* **EXERCISE PROMPT**
Using the material below, repeat exactly the lines from the one with "Recreate this image" through the one with "const SOURCE = 'Source: Swedish", ends included, without any images.

* **DATA EXCERPTS**
--------------------------------------------------
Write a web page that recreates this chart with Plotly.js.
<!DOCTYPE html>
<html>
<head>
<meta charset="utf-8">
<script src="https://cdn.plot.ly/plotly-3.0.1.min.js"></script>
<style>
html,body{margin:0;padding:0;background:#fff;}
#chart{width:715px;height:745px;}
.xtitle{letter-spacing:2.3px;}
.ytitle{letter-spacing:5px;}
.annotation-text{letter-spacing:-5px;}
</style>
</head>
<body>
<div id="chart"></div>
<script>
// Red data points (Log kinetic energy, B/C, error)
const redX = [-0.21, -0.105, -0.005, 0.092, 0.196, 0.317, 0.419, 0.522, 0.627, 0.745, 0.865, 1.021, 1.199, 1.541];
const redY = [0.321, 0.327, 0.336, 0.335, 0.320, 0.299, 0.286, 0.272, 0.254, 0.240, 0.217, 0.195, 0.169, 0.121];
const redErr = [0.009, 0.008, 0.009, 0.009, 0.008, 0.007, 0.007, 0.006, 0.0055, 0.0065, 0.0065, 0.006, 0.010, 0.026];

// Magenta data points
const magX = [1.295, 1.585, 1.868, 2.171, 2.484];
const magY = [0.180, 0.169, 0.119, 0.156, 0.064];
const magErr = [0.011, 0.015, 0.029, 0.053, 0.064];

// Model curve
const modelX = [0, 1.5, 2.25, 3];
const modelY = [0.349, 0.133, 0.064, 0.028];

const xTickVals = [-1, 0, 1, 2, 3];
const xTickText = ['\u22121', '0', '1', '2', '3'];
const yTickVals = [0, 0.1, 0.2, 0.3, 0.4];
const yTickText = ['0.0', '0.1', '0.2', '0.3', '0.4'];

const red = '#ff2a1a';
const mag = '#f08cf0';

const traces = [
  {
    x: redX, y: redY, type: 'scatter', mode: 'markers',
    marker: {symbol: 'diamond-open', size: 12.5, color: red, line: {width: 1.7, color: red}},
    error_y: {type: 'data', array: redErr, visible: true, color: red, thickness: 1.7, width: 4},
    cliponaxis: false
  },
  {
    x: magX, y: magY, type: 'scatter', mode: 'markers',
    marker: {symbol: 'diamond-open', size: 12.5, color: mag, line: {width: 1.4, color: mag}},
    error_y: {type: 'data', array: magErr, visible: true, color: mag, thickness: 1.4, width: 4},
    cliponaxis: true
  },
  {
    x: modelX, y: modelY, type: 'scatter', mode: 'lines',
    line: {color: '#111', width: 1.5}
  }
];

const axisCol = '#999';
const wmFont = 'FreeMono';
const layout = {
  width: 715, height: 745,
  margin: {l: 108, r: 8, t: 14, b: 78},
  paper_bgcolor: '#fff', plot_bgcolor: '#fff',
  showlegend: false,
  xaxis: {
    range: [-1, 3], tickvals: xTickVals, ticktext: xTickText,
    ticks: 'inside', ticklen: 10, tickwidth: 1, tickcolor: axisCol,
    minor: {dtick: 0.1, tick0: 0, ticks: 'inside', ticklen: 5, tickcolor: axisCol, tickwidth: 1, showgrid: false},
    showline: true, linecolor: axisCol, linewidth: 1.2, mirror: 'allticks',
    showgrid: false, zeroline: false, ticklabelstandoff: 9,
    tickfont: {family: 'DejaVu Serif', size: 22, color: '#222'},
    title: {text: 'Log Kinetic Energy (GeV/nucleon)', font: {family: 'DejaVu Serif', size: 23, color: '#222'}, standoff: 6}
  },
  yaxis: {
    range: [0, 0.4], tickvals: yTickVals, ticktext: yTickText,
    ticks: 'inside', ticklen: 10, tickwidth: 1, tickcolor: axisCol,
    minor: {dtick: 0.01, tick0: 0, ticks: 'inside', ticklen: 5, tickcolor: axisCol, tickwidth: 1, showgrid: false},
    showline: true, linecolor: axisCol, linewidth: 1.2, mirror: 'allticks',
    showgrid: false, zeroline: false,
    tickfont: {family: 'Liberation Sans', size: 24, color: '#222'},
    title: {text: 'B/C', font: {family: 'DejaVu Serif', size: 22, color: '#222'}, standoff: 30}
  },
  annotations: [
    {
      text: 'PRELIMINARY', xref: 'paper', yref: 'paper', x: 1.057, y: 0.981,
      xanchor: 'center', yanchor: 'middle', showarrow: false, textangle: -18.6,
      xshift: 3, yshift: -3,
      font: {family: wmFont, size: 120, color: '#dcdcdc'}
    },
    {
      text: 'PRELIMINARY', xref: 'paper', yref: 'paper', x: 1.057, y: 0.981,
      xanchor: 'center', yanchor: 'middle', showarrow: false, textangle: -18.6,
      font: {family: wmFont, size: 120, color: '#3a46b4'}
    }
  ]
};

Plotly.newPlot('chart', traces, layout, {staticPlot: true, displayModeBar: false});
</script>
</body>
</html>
--------------------------------------------------
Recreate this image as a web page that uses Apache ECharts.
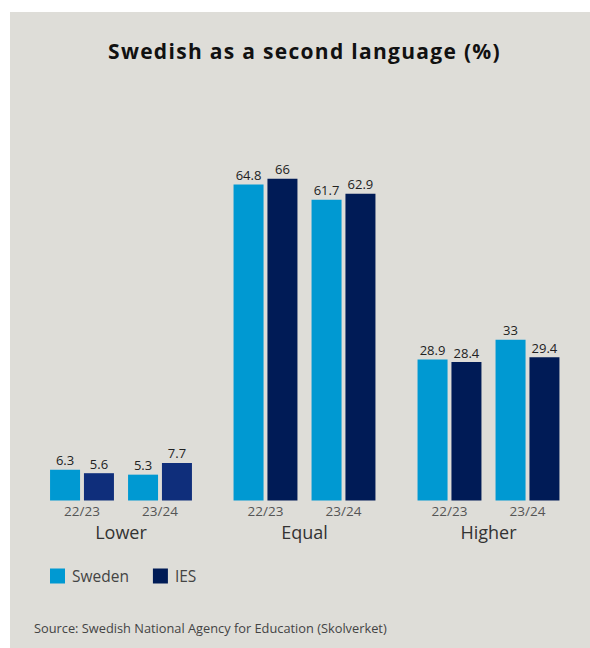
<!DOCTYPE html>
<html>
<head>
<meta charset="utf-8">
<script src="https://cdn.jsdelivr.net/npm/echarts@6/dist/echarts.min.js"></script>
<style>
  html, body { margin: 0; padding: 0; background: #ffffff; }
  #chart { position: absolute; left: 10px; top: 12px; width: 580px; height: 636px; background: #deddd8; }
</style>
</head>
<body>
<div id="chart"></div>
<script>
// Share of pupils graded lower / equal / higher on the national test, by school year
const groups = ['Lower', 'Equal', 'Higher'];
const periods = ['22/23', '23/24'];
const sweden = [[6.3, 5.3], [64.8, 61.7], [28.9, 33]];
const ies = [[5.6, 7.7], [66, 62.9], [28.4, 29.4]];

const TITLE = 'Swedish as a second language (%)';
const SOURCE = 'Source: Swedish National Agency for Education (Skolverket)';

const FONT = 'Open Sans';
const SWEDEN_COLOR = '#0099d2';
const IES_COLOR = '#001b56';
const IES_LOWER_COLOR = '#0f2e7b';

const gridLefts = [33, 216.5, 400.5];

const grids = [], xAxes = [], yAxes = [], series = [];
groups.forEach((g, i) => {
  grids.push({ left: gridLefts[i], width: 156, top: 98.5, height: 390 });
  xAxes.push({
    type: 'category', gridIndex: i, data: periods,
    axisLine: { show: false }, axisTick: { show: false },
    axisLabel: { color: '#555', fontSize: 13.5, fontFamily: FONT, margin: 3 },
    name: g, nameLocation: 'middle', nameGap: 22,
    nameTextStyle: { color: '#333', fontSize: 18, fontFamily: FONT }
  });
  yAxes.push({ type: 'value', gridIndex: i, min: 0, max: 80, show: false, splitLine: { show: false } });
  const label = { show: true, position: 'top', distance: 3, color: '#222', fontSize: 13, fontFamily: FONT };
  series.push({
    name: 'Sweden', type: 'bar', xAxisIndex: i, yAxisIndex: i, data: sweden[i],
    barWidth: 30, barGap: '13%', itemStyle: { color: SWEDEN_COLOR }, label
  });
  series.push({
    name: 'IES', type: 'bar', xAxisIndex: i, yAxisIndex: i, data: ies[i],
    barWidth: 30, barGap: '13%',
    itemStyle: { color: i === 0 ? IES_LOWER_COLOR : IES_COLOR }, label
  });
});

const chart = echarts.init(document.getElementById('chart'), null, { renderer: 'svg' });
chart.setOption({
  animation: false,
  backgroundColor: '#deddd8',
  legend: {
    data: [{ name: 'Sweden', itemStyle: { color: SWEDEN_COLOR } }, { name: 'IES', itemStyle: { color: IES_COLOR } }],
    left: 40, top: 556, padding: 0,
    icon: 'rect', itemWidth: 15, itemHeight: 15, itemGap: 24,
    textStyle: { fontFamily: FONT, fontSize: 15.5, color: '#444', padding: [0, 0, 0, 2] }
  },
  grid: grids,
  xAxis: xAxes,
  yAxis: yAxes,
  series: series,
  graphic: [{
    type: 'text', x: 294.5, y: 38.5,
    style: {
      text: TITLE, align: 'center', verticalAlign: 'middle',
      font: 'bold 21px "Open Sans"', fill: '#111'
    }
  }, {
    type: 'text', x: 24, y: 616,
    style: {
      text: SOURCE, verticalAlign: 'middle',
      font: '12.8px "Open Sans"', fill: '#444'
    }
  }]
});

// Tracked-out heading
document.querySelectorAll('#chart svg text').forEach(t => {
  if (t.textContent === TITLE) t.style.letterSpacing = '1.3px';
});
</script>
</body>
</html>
--------------------------------------------------
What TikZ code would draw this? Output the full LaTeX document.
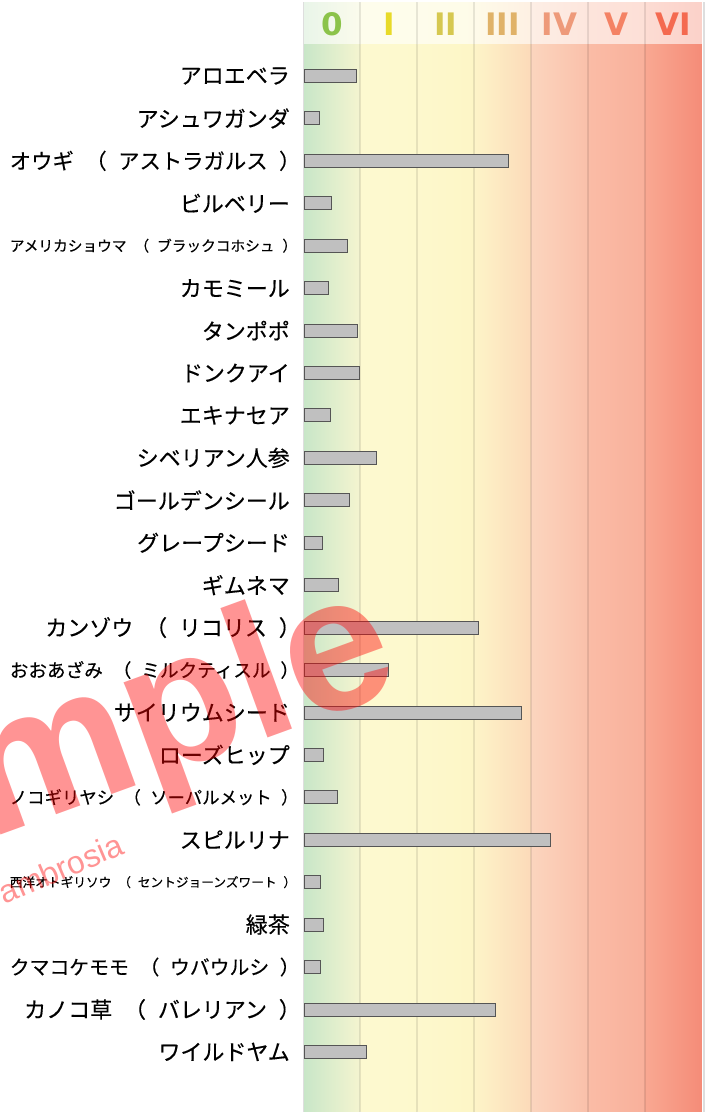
--------------------------------------------------
* **SOLUTION**
Recreate this image as a web page that uses Apache ECharts.
<!DOCTYPE html>
<html>
<head>
<meta charset="utf-8">
<script src="https://cdn.jsdelivr.net/npm/echarts@6/dist/echarts.min.js"></script>
<style>
  html, body { margin: 0; padding: 0; background: #ffffff; }
  #chart { position: absolute; left: 10px; top: 12px; width: 580px; height: 636px; background: #deddd8; }
</style>
</head>
<body>
<div id="chart"></div>
<script>
// Share of pupils graded lower / equal / higher on the national test, by school year
const groups = ['Lower', 'Equal', 'Higher'];
const periods = ['22/23', '23/24'];
const sweden = [[6.3, 5.3], [64.8, 61.7], [28.9, 33]];
const ies = [[5.6, 7.7], [66, 62.9], [28.4, 29.4]];

const TITLE = 'Swedish as a second language (%)';
const SOURCE = 'Source: Swedish National Agency for Education (Skolverket)';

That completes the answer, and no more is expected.